= Ali Sarmini =

Syrian painter

Dr. Ali Sarmini (علي سرميني DIN), is a Syrian painter, best known for his work Quneitra on Remains painted on parts of an Israeli Air Force F-4 Phantom shot down over Syrian territories, in about 1972.

== Biography ==
Born in 1943, in Aleppo, Syria, he studied Fine Arts in University of Damascus, graduating in 1972, and where, two years later, he began lecturing in Fine Arts. Sarmini later achieved a doctorate in Fine Arts from the Weißensee Academy of Art Berlin in Germany. From 1981 to 1991 he was Vice-Dean, from 1993 to 2001, Dean of the Faculty of Fine Arts, at the University of Damascus. He attained a professorship degree in 1993.

Sarmini has exhibited internationally, including in Germany and Russia.

== "Quneitra on Remains" ==

"Quneitra on Remains"

Sarmini's three art work pieces (from different parts of an F-4 Phantom) were created in 1974, and were presented the same year to Syrian president Hafez al-Assad.
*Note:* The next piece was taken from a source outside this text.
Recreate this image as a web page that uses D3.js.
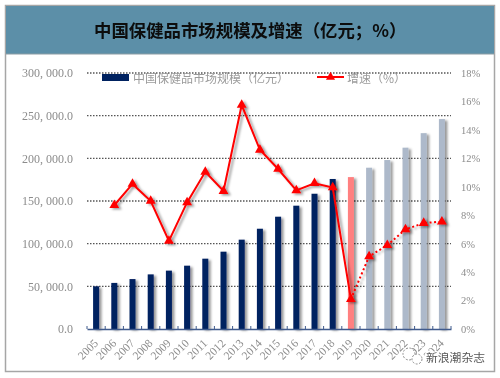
<!DOCTYPE html>
<html>
<head>
<meta charset="utf-8">
<script src="https://cdn.jsdelivr.net/npm/d3@7"></script>
<style>
  html, body { margin: 0; padding: 0; background: #fff; }
  svg { display: block; }
  .tick text { font-family: "Liberation Serif", "Noto Sans CJK SC", serif; fill: #8c8c8c; }
</style>
</head>
<body>
<script>
const years = ['2005','2006','2007','2008','2009','2010','2011','2012','2013','2014','2015','2016','2017','2018','2019','2020','2021','2022','2023','2024']
const marketSize = [50000,54000,58500,64000,68400,74200,82400,90600,104700,117500,131600,144500,158500,175800,178000,189000,198000,212500,229500,246000]
const growth = [null,8.7,10.2,9.0,6.2,8.9,11.05,9.7,15.75,12.6,11.25,9.75,10.25,9.95,2.1,5.1,5.9,7.0,7.45,7.55]
const lastActual = '2018'
const estimateYear = '2019'
const leftTicks = [0,50000,100000,150000,200000,250000,300000]
const rightTicks = [0,2,4,6,8,10,12,14,16,18]

const titleText = '中国保健品市场规模及增速（亿元；%）'
const barName = '中国保健品市场规模（亿元）'
const lineName = '增速（%）'
const sourceText = '新浪潮杂志'

const margin = { top: 73, right: 49, bottom: 49, left: 87 }
const width = 500 - margin.left - margin.right
const height = 378 - margin.top - margin.bottom

const root = d3.select('body')
  .append('svg')
    .attr('width', 500)
    .attr('height', 378)

// Shadow used by bars and line, plus slight softening like the screenshot.
const defs = root.append('defs')
const shadow = defs.append('filter').attr('id', 'shadow')
  .attr('x', '-50%').attr('y', '-10%').attr('width', '250%').attr('height', '120%')
shadow.append('feDropShadow')
  .attr('dx', 2.5).attr('dy', 1.5).attr('stdDeviation', 1.3)
  .attr('flood-color', '#000').attr('flood-opacity', 0.4)
const soft = defs.append('filter').attr('id', 'soft')
soft.append('feGaussianBlur').attr('stdDeviation', 0.45)

const page = root.append('g').attr('filter', 'url(#soft)')

// Frame and header.
page.append('rect')
  .attr('x', 5.5).attr('y', 5.5).attr('width', 489).attr('height', 366)
  .attr('fill', '#fff').attr('stroke', '#a6a6a6').attr('stroke-width', 1.5)
page.append('rect')
  .attr('x', 6).attr('y', 6).attr('width', 488).attr('height', 48)
  .attr('fill', '#5b8fa8')
page.append('line')
  .attr('x1', 6).attr('x2', 494).attr('y1', 54).attr('y2', 54)
  .attr('stroke', '#8c9ca4')
page.append('text')
  .attr('x', 94).attr('y', 37)
  .attr('font-family', '"Noto Sans CJK SC"')
  .attr('font-weight', 700)
  .attr('font-size', 17.4)
  .attr('fill', '#0a0a0a')
  .text(titleText)

const svg = page.append('g')
  .attr('transform', `translate(${margin.left}, ${margin.top})`)

// Create scales.
const x = d3.scaleBand().domain(years).range([0, width])
const y = d3.scaleLinear().domain([0, 300000]).range([height, 0])
const yRight = d3.scaleLinear().domain([0, 18]).range([height, 0])
const cx = d => x(d) + x.bandwidth() / 2

// Gridlines.
svg.selectAll('.grid')
  .data(leftTicks.slice(1))
  .enter().append('line')
    .attr('class', 'grid')
    .attr('x1', 0).attr('x2', width)
    .attr('y1', d => y(d)).attr('y2', d => y(d))
    .attr('stroke', '#555')
    .attr('stroke-width', 1.4)
    .attr('stroke-dasharray', '1.5 1.5')

// Bars.
const barColor = d => d <= lastActual ? '#002060' : d === estimateYear ? '#ff8080' : '#adb9ca'
svg.append('g').attr('filter', 'url(#shadow)')
  .selectAll('rect')
  .data(years)
  .enter().append('rect')
    .attr('x', d => cx(d) - 3)
    .attr('width', 6)
    .attr('y', (d, i) => y(marketSize[i]))
    .attr('height', (d, i) => height - y(marketSize[i]))
    .attr('fill', barColor)

// Axes.
const axisLeft = svg.append('g')
  .call(d3.axisLeft(y).tickValues(leftTicks).tickSize(0).tickPadding(14)
    .tickFormat(d => d3.format(',.1f')(d).replace(/,/g, ', ')))
axisLeft.select('.domain').remove()
axisLeft.selectAll('text').attr('font-size', 12)

const axisRight = svg.append('g')
  .attr('transform', `translate(${width}, 0)`)
  .call(d3.axisRight(yRight).tickValues(rightTicks).tickSize(0).tickPadding(10)
    .tickFormat(d => d + '%'))
axisRight.select('.domain').remove()
axisRight.selectAll('text').attr('font-size', 10.5)

const axisBottom = svg.append('g')
  .attr('transform', `translate(0, ${height})`)
  .call(d3.axisBottom(x).tickSize(0).tickPadding(9))
axisBottom.select('.domain').attr('stroke', '#3f5a8c').attr('stroke-width', 1.5)
axisBottom.selectAll('text')
  .attr('font-size', 11.5)
  .attr('text-anchor', 'end')
  .attr('transform', 'rotate(-45)')
  .attr('dx', '-0.75em')
  .attr('dy', '0.3em')

// Small upward ticks at the category boundaries.
svg.selectAll('.cat-tick')
  .data(years.concat(null))
  .enter().append('line')
    .attr('class', 'cat-tick')
    .attr('x1', d => d === null ? width : x(d))
    .attr('x2', d => d === null ? width : x(d))
    .attr('y1', height).attr('y2', height - 3)
    .attr('stroke', '#3f5a8c').attr('stroke-width', 1)

// Growth line, solid up to 2019 and dotted for the forecast.
const points = years.map((d, i) => ({ year: d, value: growth[i] })).filter(d => d.value !== null)
const line = d3.line().x(d => cx(d.year)).y(d => yRight(d.value))
const lineGroup = svg.append('g').attr('filter', 'url(#shadow)')
lineGroup.append('path')
  .datum(points.filter(d => d.year <= estimateYear))
  .attr('d', line)
  .attr('fill', 'none').attr('stroke', '#ff0000').attr('stroke-width', 2)
lineGroup.append('path')
  .datum(points.filter(d => d.year >= estimateYear))
  .attr('d', line)
  .attr('fill', 'none').attr('stroke', '#ff0000').attr('stroke-width', 2)
  .attr('stroke-dasharray', '2 2.5')
lineGroup.selectAll('.marker')
  .data(points)
  .enter().append('path')
    .attr('class', 'marker')
    .attr('d', d3.symbol(d3.symbolTriangle, 42))
    .attr('transform', d => `translate(${cx(d.year)}, ${yRight(d.value)})`)
    .attr('fill', '#ff0000')

// Legend, drawn over the top gridline.
const legend = page.append('g')
legend.append('rect')
  .attr('x', 102).attr('y', 74).attr('width', 27).attr('height', 7)
  .attr('fill', '#002060')
legend.append('text')
  .attr('x', 133).attr('y', 83)
  .attr('font-family', '"Noto Sans CJK SC"')
  .attr('font-size', 12).attr('fill', '#9a9a9a')
  .text(barName)
legend.append('line')
  .attr('x1', 317).attr('x2', 344).attr('y1', 77).attr('y2', 77)
  .attr('stroke', '#ff0000').attr('stroke-width', 2)
legend.append('path')
  .attr('d', d3.symbol(d3.symbolTriangle, 36))
  .attr('transform', 'translate(330.5, 77)')
  .attr('fill', '#ff0000')
legend.append('text')
  .attr('x', 347).attr('y', 83)
  .attr('font-family', '"Noto Sans CJK SC"')
  .attr('font-size', 12).attr('fill', '#9a9a9a')
  .text(lineName)

// Watermark in the corner.
const mark = page.append('g')
mark.append('circle').attr('cx', 409).attr('cy', 354).attr('r', 6)
  .attr('fill', '#fff').attr('stroke', '#8c8c8c').attr('stroke-dasharray', '2 1.5')
mark.append('circle').attr('cx', 417).attr('cy', 359).attr('r', 5)
  .attr('fill', '#fff').attr('stroke', '#8c8c8c').attr('stroke-dasharray', '2 1.5')
mark.append('text')
  .attr('x', 426).attr('y', 362)
  .attr('font-family', '"Noto Sans CJK SC"')
  .attr('font-size', 11.8)
  .attr('fill', '#555')
  .attr('stroke', '#fff').attr('stroke-width', 2.5).attr('paint-order', 'stroke')
  .text(sourceText)
</script>
</body>
</html>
It is believed that the Syrian president subsequently gifted one part to the USSRs ambassador to Syria, Nuratdin Muhitdinov, and another to US diplomat Henry Kissinger. The fate of the third piece was unknown until recently, when it was reported that it had been rediscovered in Moscow, and put up for auction. It was presented on 18 July 2007 to the Moscow House of Nationalities, by author and Syrian ambassador to Russia, Hasan Rische.